When sending from non-phone accounts the two types of numbers are referred to as long codes and short codes.

Long codes look just like normal numbers, and in fact they are. You can also terminate voice calls on these numbers. Technically in North America and across some other markets, sending automated messages from a long code is not allowed.

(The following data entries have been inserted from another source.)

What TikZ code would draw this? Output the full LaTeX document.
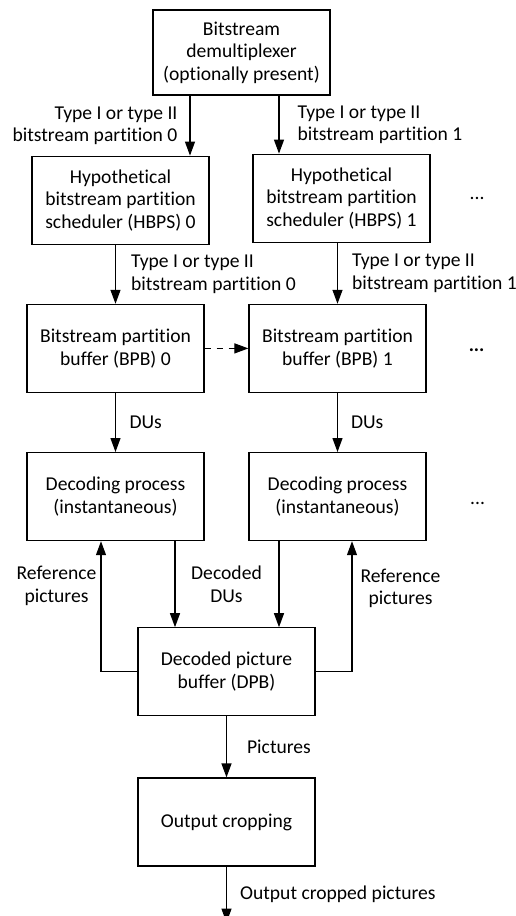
\documentclass[tikz,border=0pt]{standalone}
\usepackage{fontspec}
\setmainfont{Carlito}[Ligatures=NoCommon]
\usetikzlibrary{shapes.geometric, arrows, arrows.meta, positioning}

\begin{document}
\begin{tikzpicture}[node distance=29.5pt, auto, font=\fontsize{9.8}{11.3}\selectfont]
    \tikzstyle{block} = [rectangle, draw, line width=0.6pt, align=center, minimum width=88.5pt, minimum height=44pt, inner sep=0pt]
    \tikzstyle{line} = [draw, line width=0.6pt, -{Triangle[length=7pt, width=5pt]}]
    \tikzstyle{lbl} = [inner sep=0pt]
    \tikzstyle{more} = [inner sep=0pt]

    \useasboundingbox (-120.75pt,26.25pt) rectangle (136.75pt,-431.75pt);

    \node [block, minimum height=42.5pt] (demux) {Bitstream\\demultiplexer\\(optionally present)};
    \node [block, below=30pt of demux, xshift=-60.5pt] (hbps0) {Hypothetical\\bitstream partition\\scheduler (HBPS) 0};
    \node [block, below=29pt of demux, xshift=50pt] (hbps1) {Hypothetical\\bitstream partition\\scheduler (HBPS) 1};
    \node [block, below=of hbps0, xshift=-2.5pt] (bpb0) {Bitstream partition\\buffer (BPB) 0};
    \node [block, below=30.5pt of hbps1, xshift=-2pt] (bpb1) {Bitstream partition\\buffer (BPB) 1};
    \node [block, below=of bpb0] (dec0) {Decoding process\\(instantaneous)};
    \node [block, below=of bpb1] (dec1) {Decoding process\\(instantaneous)};
    \node [block, below=43pt of dec0, xshift=55.5pt] (dpb) {Decoded picture\\buffer (DPB)};
    \node [block, below=30.5pt of dpb] (crop) {Output cropping};
    \coordinate [below=28pt of crop] (out);

    \node [more] (dots0) at ([xshift=23.25pt]hbps1.east) {...};
    \node [more] (dots1) at ([xshift=25pt, yshift=-1pt]bpb1.east) {\textbf{...}};
    \node [more] (dots2) at ([xshift=25.5pt, yshift=-3.5pt]dec1.east) {...};

    \path [line] ([xshift=-25.75pt]demux.south) -- ([xshift=-25.75pt]demux.south |- hbps0.north)
        node [lbl, midway, left=6pt, align=right] {Type I or type II\\bitstream partition 0};
    \path [line] ([xshift=18.75pt]demux.south) -- ([xshift=18.75pt]demux.south |- hbps1.north)
        node [lbl, midway, right=9pt, align=left] {Type I or type II\\bitstream partition 1};
    \path [line] (hbps0.south -| bpb0.north) -- (bpb0.north)
        node [lbl, midway, right=7.5pt, align=left] {Type I or type II\\bitstream partition 0};
    \path [line] (hbps1.south -| bpb1.north) -- (bpb1.north)
        node [lbl, midway, right=7pt, align=left] {Type I or type II\\bitstream partition 1};
    \path [line, dashed] (bpb0) -- (bpb1);
    \path [line] (bpb0) -- (dec0) node [lbl, midway, right=6.75pt] {DUs};
    \path [line] (bpb1) -- (dec1) node [lbl, midway, right=6.5pt] {DUs};
    \path [line] ([xshift=-25.75pt]dpb.north |- dec0.south) -- ([xshift=-25.75pt]dpb.north)
        node [lbl, midway, anchor=center, xshift=25.75pt, align=center] {Decoded\\DUs};
    \path [line] ([xshift=26.25pt]dpb.north |- dec1.south) -- ([xshift=26.25pt]dpb.north);
    \path [line] (dpb.west) -| ([xshift=-7.25pt]dec0.south)
        node [lbl, pos=0.83, left=2pt, align=center] {Reference\\pictures};
    \path [line] (dpb.east) -| ([xshift=7.25pt]dec1.south)
        node [lbl, pos=0.82, right=4pt, align=center] {Reference\\pictures};
    \path [line] (dpb) -- (crop) node [lbl, midway, right=10pt] {Pictures};
    \path [line] (crop) -- (out) node [lbl, midway, right=6.5pt] {Output cropped pictures};
\end{tikzpicture}
\end{document}
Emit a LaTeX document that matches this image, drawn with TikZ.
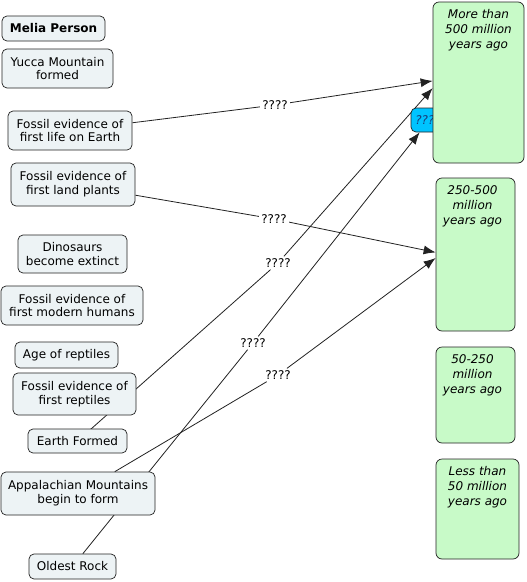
\documentclass[tikz,border=0pt]{standalone}
\usepackage{fontspec}
\setmainfont{DejaVu Sans}
\usetikzlibrary{arrows.meta}
\definecolor{boxfill}{HTML}{EDF3F5}
\definecolor{greenfill}{HTML}{C8FAC8}
\definecolor{cyanfill}{HTML}{00C4FF}
\definecolor{cyantext}{HTML}{1A3C78}
\definecolor{linecol}{HTML}{222222}
\pgfdeclarelayer{bg}
\pgfsetlayers{bg,main}
\begin{document}
\begin{tikzpicture}[x=1pt,y=-1pt,
  box/.style={draw=linecol, fill=boxfill, rounded corners=5pt, align=center, inner sep=1pt,
    font=\fontsize{12}{13.8}\selectfont, line width=0.7pt},
  gbox/.style={draw=linecol, fill=greenfill, rounded corners=6pt, line width=0.7pt, inner sep=0pt},
  gtext/.style={anchor=north, align=center, inner sep=3pt, yshift=-5pt, font=\fontsize{12}{14.8}\selectfont\itshape},
  qbox/.style={draw=linecol, fill=cyanfill, rounded corners=5pt, line width=0.7pt, inner sep=1pt,
    text=cyantext, font=\fontsize{12}{13}\selectfont\itshape},
  lbl/.style={fill=white, inner sep=2pt, font=\fontsize{12}{13}\selectfont},
  link/.style={draw=linecol, line width=0.8pt},
  arr/.style={link, -{Latex[length=12pt,width=9pt]}}
]
\useasboundingbox (0,0) rectangle (527,582);
\begin{pgfonlayer}{bg}
  \fill[white] (0,0) rectangle (527,582);
\end{pgfonlayer}

% left concept boxes
\node[box, minimum width=103pt, minimum height=25pt, font=\fontsize{12}{13.8}\selectfont\bfseries] (melia) at (53.5,28.5) {Melia Person};
\node[box, minimum width=111pt, minimum height=39pt] (yucca) at (57.5,68.5) {Yucca Mountain\\formed};
\node[box, minimum width=124pt, minimum height=39pt] (life) at (70,130.5) {Fossil evidence of\\first life on Earth};
\node[box, minimum width=124pt, minimum height=43pt] (plants) at (73,184.5) {Fossil evidence of\\first land plants};
\node[box, minimum width=109pt, minimum height=38pt] (dino) at (72.5,254) {Dinosaurs\\become extinct};
\node[box, minimum width=142pt, minimum height=39pt] (humans) at (72,305.5) {Fossil evidence of\\first modern humans};
\node[box, minimum width=103pt, minimum height=26pt] (agerep) at (66.5,355) {Age of reptiles};
\node[box, minimum width=123pt, minimum height=42pt] (reptiles) at (74.5,394) {Fossil evidence of\\first reptiles};
\node[box, minimum width=99pt, minimum height=24pt] (earth) at (77.5,441) {Earth Formed};
\node[box, minimum width=154pt, minimum height=43pt] (appal) at (78,493.5) {Appalachian Mountains\\begin to form};
\node[box, minimum width=87pt, minimum height=25pt] (oldest) at (72.5,566.5) {Oldest Rock};

% partly hidden cyan box
\node[qbox, minimum width=34pt, minimum height=24pt] (q) at (428,120) {????};

% green time boxes
\node[gbox, minimum width=91pt, minimum height=161pt,
  label={[gtext]north:{More than\\500 million\\years ago}}] (g1) at (478.5,82.5) {};
\node[gbox, minimum width=79pt, minimum height=153pt,
  label={[gtext,xshift=-3pt]north:{250-500\\million\\years ago}}] (g2) at (475.5,254.5) {};
\node[gbox, minimum width=79pt, minimum height=96pt,
  label={[gtext,xshift=-3pt]north:{50-250\\million\\years ago}}] (g3) at (475.5,395) {};
\node[gbox, minimum width=83pt, minimum height=100pt,
  label={[gtext]north:{Less than\\50 million\\years ago}}] (g4) at (477.5,509) {};

% linking phrases
\node[lbl] (l1) at (275,105) {????};
\node[lbl] (l2) at (274,219) {????};
\node[lbl] (l3) at (278,263) {????};
\node[lbl] (l4) at (253,343) {????};
\node[lbl] (l5) at (278,375) {????};

\begin{pgfonlayer}{bg}
  \draw[link] (life) -- (l1);
  \draw[arr] (l1) -- (g1.178);
  \draw[link] (plants) -- (l2);
  \draw[arr] (l2) -- (g2.177);
  \draw[link] (earth.center) -- (l3);
  \draw[arr] (l3) -- (g1.187);
  \draw[link] (oldest) -- (l4);
  \draw[arr] (l4) -- (q.236);
  \draw[link] (appal) -- (l5);
  \draw[arr] (l5) -- (g2.185);
\end{pgfonlayer}
\end{tikzpicture}
\end{document}
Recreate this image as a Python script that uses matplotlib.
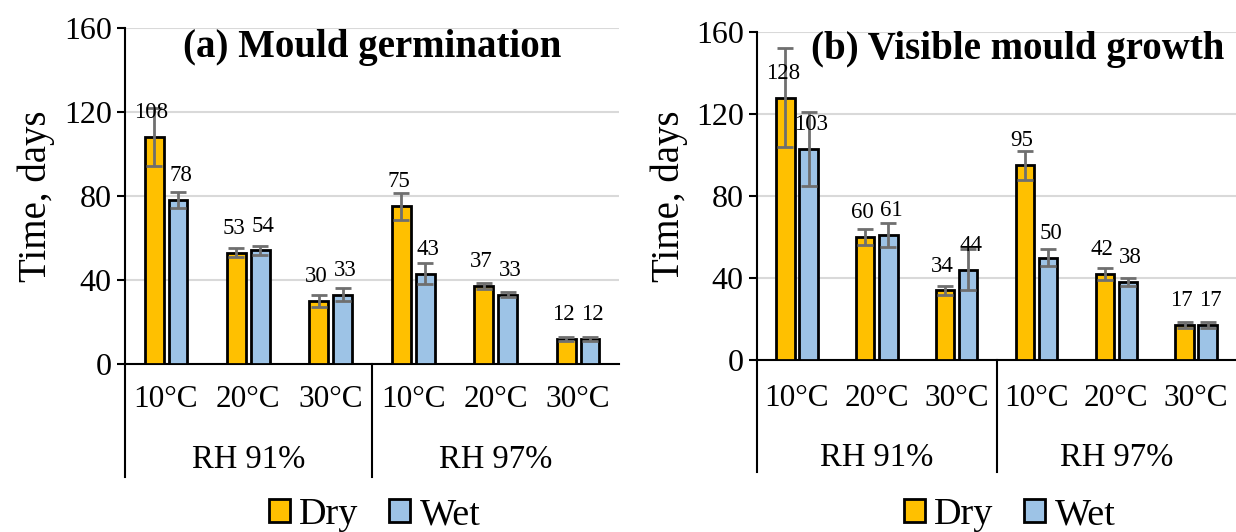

Short codes can be purchased at great cost and custom short codes (vanity codes) at even greater cost. The body that governs this in North-America is the MMA (Mobile Marketing Association). They coordinate with the various operators to provision short codes. The fact that you can have the same short code across multiple carriers is merely a coordination effort. This is tracked at the source in an excel spreadsheet, for real. (rly?)>:turtle: Yes turtle, no joke. The low-tech of this industry is why you can, for the most, part get away with a lot provided you don't generate customer complaints. Short codes must implement a bunch of policies including standard messaging and stop/opt-out functionality. This is all checked as part of the approval process, which can take some time. I have some contacts that could likely help accelerate this if need-be.

Short Codes Long Codes
Volume Sky is the limit, when provisioning a "bind" (read: carrier connection) the max number of messages per second is negotiated There's a limit in both monthly volume and burst rates, using someone like Twillio likely throttles this for us
Branding :8ball: Easier to remember
:8ball: We "own" it
:8ball: Can be coordinated across borders, but it's tough and per-carrier
:8ball: Would be interesting to collaborate with MoCo on this
:8ball: Numbers are typical length of MINs
:8ball: Can be discontinued due to complaints
Voice No voice functionality Can use to originate or terminate voice calls
Cost for us Yikes Service provider cost (low)
End-user cost We can, in some countries assume delivery costs End-users pay to receive messages as part of their regular account. In some countries this can be quite expensive to receive international texts.
International sending You can only send to customers on a carrier the short code has been approved on.